The FT’s Simon Kuper, one of the best football news writers around, disputes Blatter’s claim to have developed ‘world football’, spreading the game to poorer nations. Kuper points out it was the spread of television that drove the game. And with TV, of course, comes sponsorship. Word is that sponsors, as much as US prosecutors, signalled over the weekend that it was time to exit.
Blatter still hopes for an orderly transition of power, possibly staying on until early next year. But as we all know at Westminster, such transitions rarely happen smoothly. He could be gone much, much sooner.
BECAUSE YOU'VE READ THIS FAR...
Check out Charles Kennedy’s lovely letter explaining just who his favourite Muppets character is: Gonzo.
4) MR BURNHAM GOES TO BRUSSELS
Andy Burnham is due in Brussels today and his message to Labour is clear: don’t repeat the mistakes of the Scottish referendum in the EU referendum. Burnham wants his party to act on its own rather than be seen to be allied to the Tories, as it was in the independence referendum.
The Guardian reports that some in Labour worry that this could all be code for having a sceptical campaign on Europe, in a bid to woo voters lost to UKIP. Some northern and Midlands MPs certainly think a more hard-headed approach is needed. But Pat McFadden warns in Progress that “there is a difference between campaign tactics and holding to our strategic position”
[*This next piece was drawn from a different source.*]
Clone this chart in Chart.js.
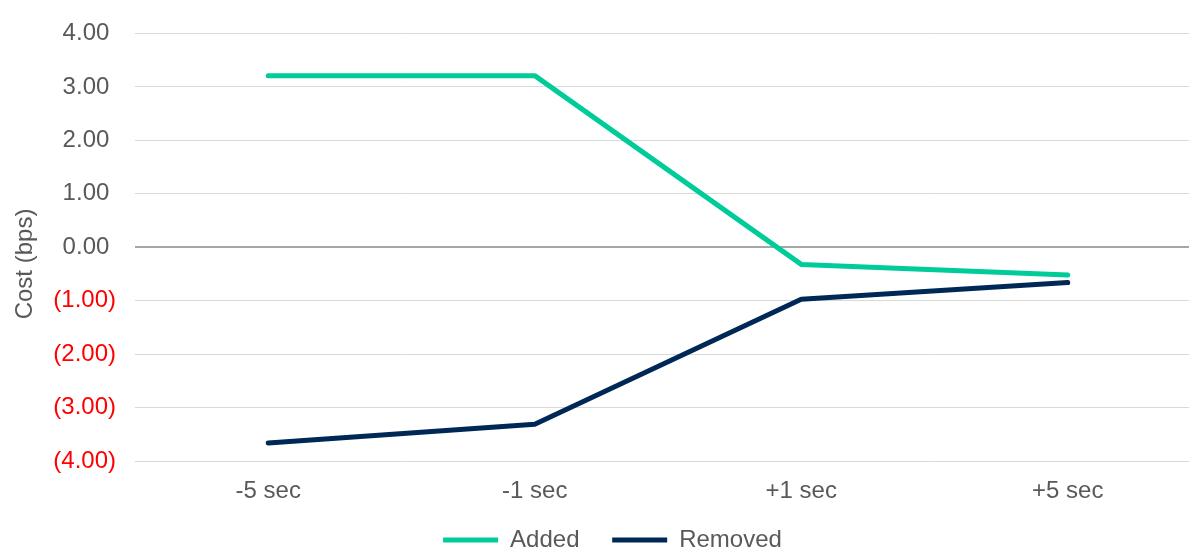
<!DOCTYPE html>
<html lang="en">
<head>
    <meta charset="UTF-8">
    <title>Cost (bps)</title>
    <script src="https://cdn.jsdelivr.net/npm/chart.js"></script>
    <style>
        body { margin: 0; background-color: #ffffff; overflow: hidden; }
        .chart-box { position: relative; width: 1201px; height: 548px; }
    </style>
</head>
<body>
    <div class="chart-box">
        <canvas id="costChart"></canvas>
    </div>

    <script>
        // data
        const categories = ["-5 sec", "-1 sec", "+1 sec", "+5 sec"];
        const addedValues = [3.21, 3.21, -0.32, -0.52];
        const removedValues = [-3.66, -3.31, -0.97, -0.66];
        const yTicks = [-4, -3, -2, -1, 0, 1, 2, 3, 4];

        const grey = '#595959';
        const font = { family: 'Liberation Sans, Arial, sans-serif', size: 24 };

        const ctx = document.getElementById('costChart').getContext('2d');
        new Chart(ctx, {
            type: 'line',
            data: {
                labels: categories,
                datasets: [
                    { label: 'Added', data: addedValues, borderColor: '#00cc99', backgroundColor: '#00cc99',
                      borderWidth: 5, pointRadius: 0, borderCapStyle: 'round', borderJoinStyle: 'round', fill: false },
                    { label: 'Removed', data: removedValues, borderColor: '#002856', backgroundColor: '#002856',
                      borderWidth: 5, pointRadius: 0, borderCapStyle: 'round', borderJoinStyle: 'round', fill: false }
                ]
            },
            options: {
                responsive: true,
                maintainAspectRatio: false,
                animation: false,
                // left padding nudges the centred legend right; legend may run past the bottom edge
                layout: { padding: { top: 20, right: 0, bottom: -14, left: 24 } },
                plugins: {
                    tooltip: { enabled: false },
                    legend: {
                        position: 'bottom',
                        labels: {
                            usePointStyle: true,
                            pointStyle: 'line',
                            pointStyleWidth: 55,
                            color: grey,
                            font: font,
                            padding: 6,
                            // small padding keeps the legend tight vertically, so widen the gap after the first item
                            generateLabels: chart => Chart.defaults.plugins.legend.labels.generateLabels(chart)
                                .map((item, i) => i === 0 ? { ...item, text: item.text + '    ' } : item)
                        }
                    }
                },
                scales: {
                    x: {
                        offset: true,
                        grid: { display: false, drawTicks: false },
                        border: { display: false },
                        ticks: { color: grey, font: font, padding: 16 }
                    },
                    y: {
                        min: yTicks[0],
                        max: yTicks[yTicks.length - 1],
                        afterBuildTicks: axis => { axis.ticks = yTicks.map(v => ({ value: v })); },
                        afterFit: axis => { axis.width = 111; },
                        border: { display: false },
                        grid: {
                            drawTicks: false,
                            color: c => c.tick && c.tick.value === 0 ? '#a6a6a6' : '#d9d9d9',
                            lineWidth: c => c.tick && c.tick.value === 0 ? 2 : 1
                        },
                        ticks: {
                            font: font,
                            padding: 19,
                            color: c => c.tick.value < 0 ? '#ff0000' : grey,
                            callback: v => v < 0 ? '(' + Math.abs(v).toFixed(2) + ')' : v.toFixed(2) + ' '
                        },
                        title: { display: true, text: 'Cost (bps)     ', color: grey, font: font, padding: { top: -13, bottom: 0 } }
                    }
                }
            }
        });
    </script>
</body>
</html>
Jeremy Hunt yesterday learned from Theresa May’s mistakes last week in the Queen’s Speech debate, when she allowed Yvette Cooper to go on the offensive. Instead, Hunt decided he’d ridicule both Burnham and Liz Kendall’s leadership ambitions. Hunt told Burnham the Tories’ and Len McCluskey both wanted his ‘left-wing leadership bid’ to succeed. For good measure, the Health Secretary added that Kendall was ‘an insurgent entrepreneur’. Neither Labour contender saw the funny side.
Meanwhile what about Ed Miliband? He probably won’t make the mistake of turning up to PMQs. The Sun says some Labour sources want him to come back to the Shadow Cabinet. But others want him to ‘disappear for a while’. Will they get their wish?
5) HITTING PAYDIRT
No. 10 sounded distinctly uncomfortable yesterday as they told us that IPSA’s proposal for a 10% pay rise for MPs was a matter for the independent body - and that was that. This was a marked shift in tone from the PM’s own blood-curdling warnings, before the election, that any such move would be ‘unacceptable’.
Just as significant was the PM’s official spokeswoman rejecting repeated offers to say if David Cameron would donate his own rise to charity. As with his overall stance of now letting the rise go ahead, this was a clear sign that the PM is determined not to upset his backbenchers. Many of his MPs were very sore at the suggestion that wealthy ministers were lecturing their lower paid colleagues on the merits of taking a pay hike.
But Cameron is walking the tightrope of not offending his own troops in the Commons and risking a public backlash, not least from the trade unions, over a whopping pay rise. You can bet there will be plenty of placards with ‘You get 10%, we can’t get 2%’ on the picket lines in coming months. Strikers know that’s one way to get voters on side.
COMING UP LATER
PMQs are at noon and at 12.30pm the tributes to Charles Kennedy will begin.
The Queen's Speech debate continues, on devolution today. Expect lots of Scots voices.